§ **PROBLEM REQUIREMENTS**
Pull out each line of the records holding the string "with".

§ **RECORD LIST**
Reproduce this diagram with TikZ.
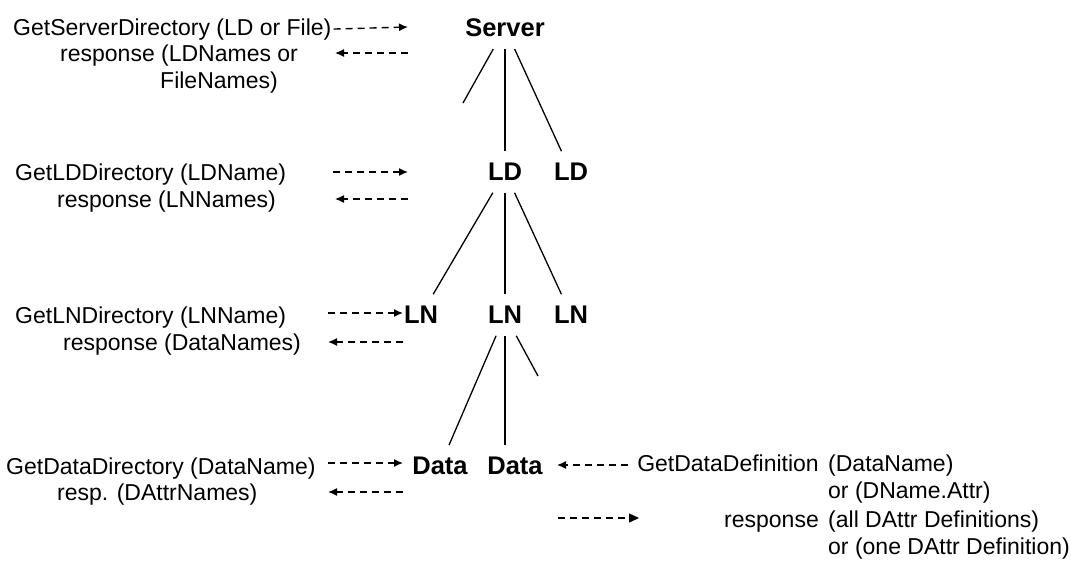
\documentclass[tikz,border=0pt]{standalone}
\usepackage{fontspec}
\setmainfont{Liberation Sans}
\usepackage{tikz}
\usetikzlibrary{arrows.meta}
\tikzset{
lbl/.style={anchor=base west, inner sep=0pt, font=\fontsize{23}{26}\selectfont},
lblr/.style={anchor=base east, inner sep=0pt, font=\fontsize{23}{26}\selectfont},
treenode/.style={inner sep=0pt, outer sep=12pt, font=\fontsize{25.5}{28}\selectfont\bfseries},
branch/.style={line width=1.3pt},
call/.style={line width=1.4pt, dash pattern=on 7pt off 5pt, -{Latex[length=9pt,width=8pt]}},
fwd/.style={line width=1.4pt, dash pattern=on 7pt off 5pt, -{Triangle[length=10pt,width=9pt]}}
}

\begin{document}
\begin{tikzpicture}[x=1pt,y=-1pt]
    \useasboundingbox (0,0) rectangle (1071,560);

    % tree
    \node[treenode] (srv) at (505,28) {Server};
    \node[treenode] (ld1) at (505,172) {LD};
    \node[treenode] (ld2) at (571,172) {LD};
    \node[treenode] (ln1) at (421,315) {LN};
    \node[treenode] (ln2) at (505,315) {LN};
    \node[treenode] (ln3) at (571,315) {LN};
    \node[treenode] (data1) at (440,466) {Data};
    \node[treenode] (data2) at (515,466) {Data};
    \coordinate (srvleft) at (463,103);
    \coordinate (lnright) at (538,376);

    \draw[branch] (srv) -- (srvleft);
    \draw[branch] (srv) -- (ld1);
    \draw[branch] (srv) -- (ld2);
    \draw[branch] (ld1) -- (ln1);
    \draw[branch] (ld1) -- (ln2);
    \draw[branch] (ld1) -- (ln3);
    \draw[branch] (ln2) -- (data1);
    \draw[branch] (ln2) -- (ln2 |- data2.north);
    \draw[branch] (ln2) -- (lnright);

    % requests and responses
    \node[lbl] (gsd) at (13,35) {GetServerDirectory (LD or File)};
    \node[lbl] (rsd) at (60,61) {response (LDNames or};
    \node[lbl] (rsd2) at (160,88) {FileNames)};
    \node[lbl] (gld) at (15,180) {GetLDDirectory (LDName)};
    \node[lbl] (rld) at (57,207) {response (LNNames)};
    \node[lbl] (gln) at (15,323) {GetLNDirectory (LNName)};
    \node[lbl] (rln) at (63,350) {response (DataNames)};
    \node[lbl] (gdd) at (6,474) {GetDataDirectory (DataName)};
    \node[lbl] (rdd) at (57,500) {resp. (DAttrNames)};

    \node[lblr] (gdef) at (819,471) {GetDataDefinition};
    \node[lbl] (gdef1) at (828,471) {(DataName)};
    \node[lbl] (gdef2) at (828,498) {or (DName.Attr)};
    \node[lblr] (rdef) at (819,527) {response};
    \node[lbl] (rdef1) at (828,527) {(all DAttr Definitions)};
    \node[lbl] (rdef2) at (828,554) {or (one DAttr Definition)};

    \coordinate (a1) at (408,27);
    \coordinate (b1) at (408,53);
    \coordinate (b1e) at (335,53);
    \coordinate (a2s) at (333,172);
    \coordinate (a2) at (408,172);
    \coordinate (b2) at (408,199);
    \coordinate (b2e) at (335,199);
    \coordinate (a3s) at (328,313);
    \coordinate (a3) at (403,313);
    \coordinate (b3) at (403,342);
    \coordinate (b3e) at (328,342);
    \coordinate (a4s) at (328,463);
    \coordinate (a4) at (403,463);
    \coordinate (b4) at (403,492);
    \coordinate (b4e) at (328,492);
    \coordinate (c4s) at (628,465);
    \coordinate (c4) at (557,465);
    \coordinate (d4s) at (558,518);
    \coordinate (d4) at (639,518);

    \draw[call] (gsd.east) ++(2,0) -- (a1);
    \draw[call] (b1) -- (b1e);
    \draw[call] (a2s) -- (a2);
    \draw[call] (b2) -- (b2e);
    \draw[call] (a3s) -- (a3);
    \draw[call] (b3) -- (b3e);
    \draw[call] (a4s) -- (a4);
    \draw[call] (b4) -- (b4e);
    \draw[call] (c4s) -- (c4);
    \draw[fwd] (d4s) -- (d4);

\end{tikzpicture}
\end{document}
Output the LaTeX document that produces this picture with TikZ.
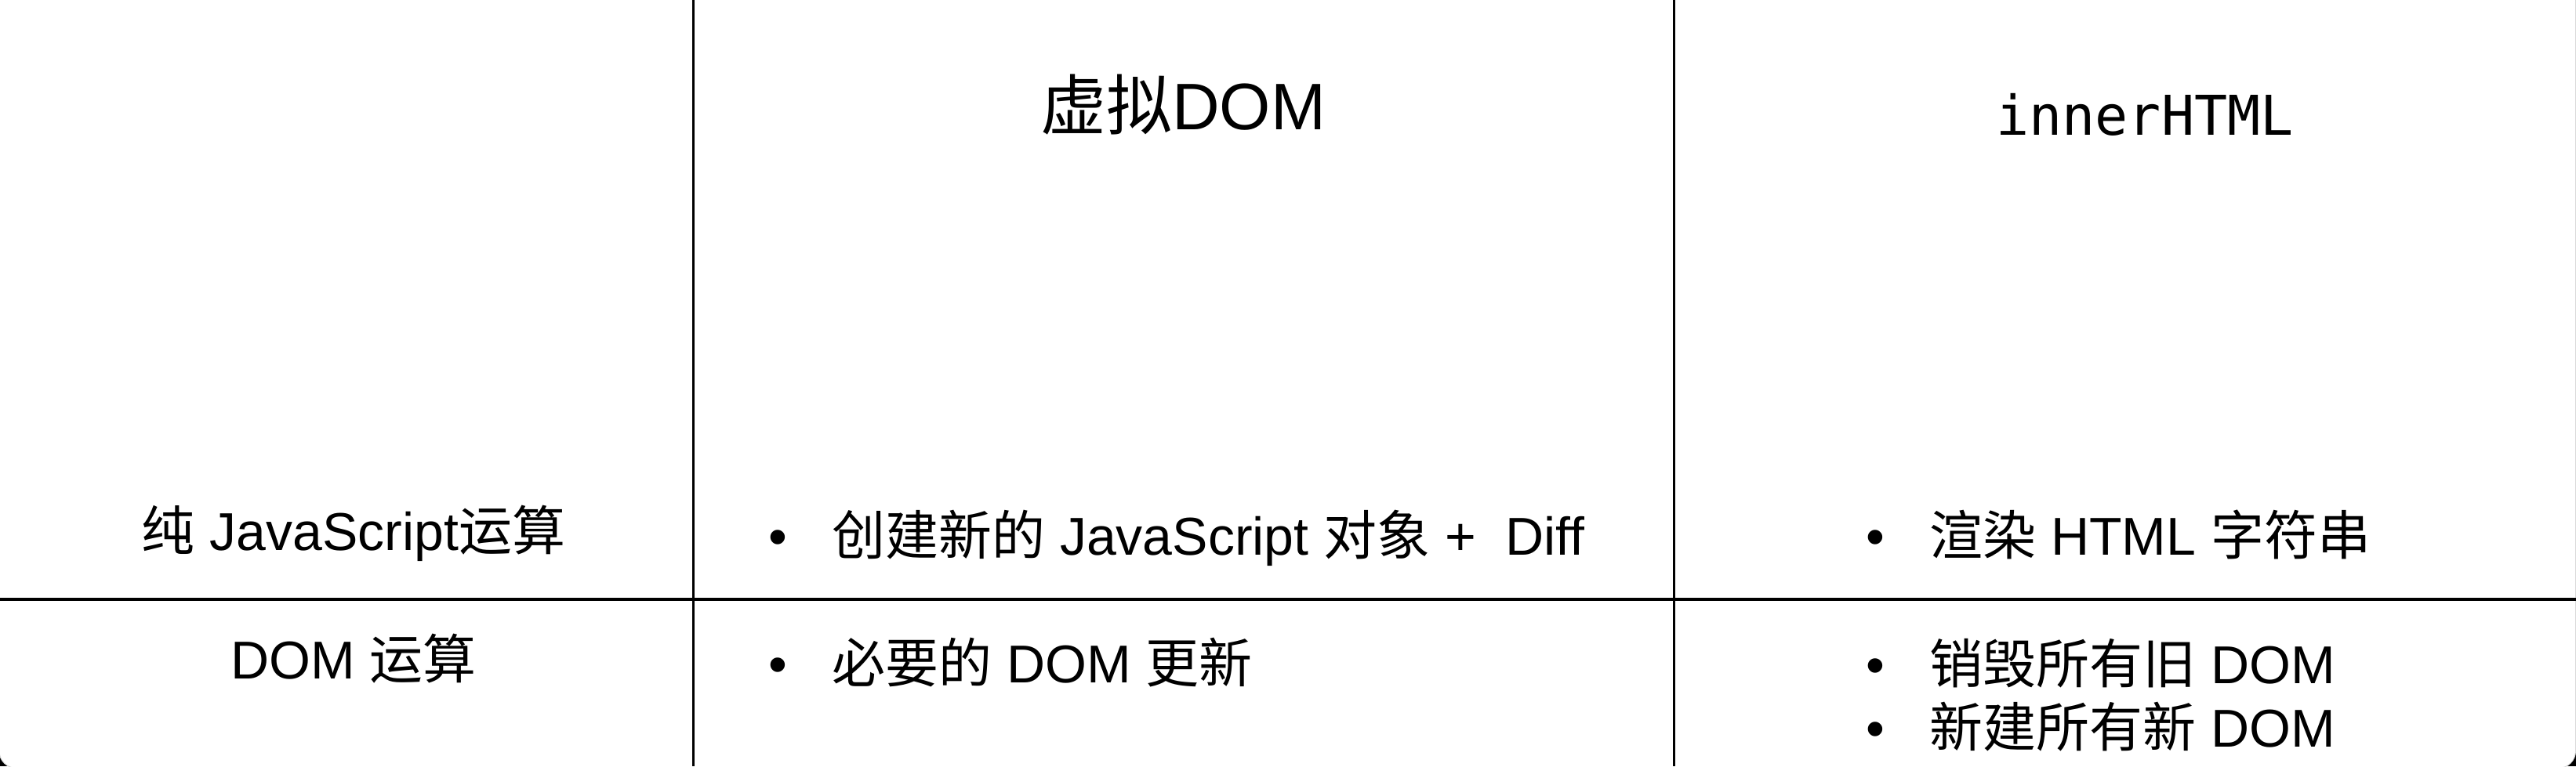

§ **EXERCISE ANSWER**
Reproduce this diagram with TikZ.
Output the LaTeX document that produces this picture with TikZ.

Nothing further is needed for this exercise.